Once these issues have been investigated and resolved, analysis of fit statistics will give an estimation of the degree to which participants and items are responding according to our expectations based on the model. These fit statistics will be therefore a summary of all the residuals (the difference between what is observed and what was expected) of each item for each person. They can assume values between zero and infinite. Values above 1 indicate greater variation than expected, while values less than 1 indicate lower variation than estimated. Values around 1 mean that the data fit the model adequately. The fit statistics will be divided in two categories, a weighted one, called Infit, and an unweighted one, called Outfit. For suggestions regarding good practice interval see Bond and Fox (2015). In our analysis we followed the suggestions of Linacre (2011): 0.5–1.5 for items.
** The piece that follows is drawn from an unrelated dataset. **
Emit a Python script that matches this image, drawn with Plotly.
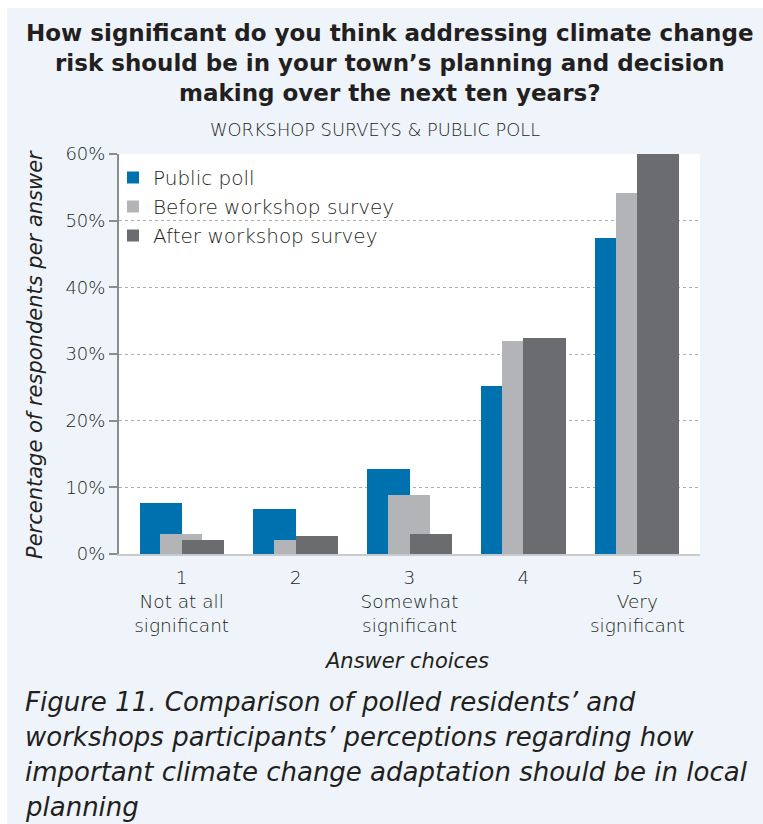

Persons that do not fit should be removed from the model to increase the validity of the results obtained. We decided to retain from the analysis persons with Infit or Outfit < 3.
Finally, we may proceed to examine the overall fit of the model, and in particular the reliability and separation indexes for items and persons: values of reliability > 0.80 and separation > 3 are indicators of good fit of the scale, telling how well this sample of respondents have spread out the items along the measure of the test, and so defined a meaningful dimension.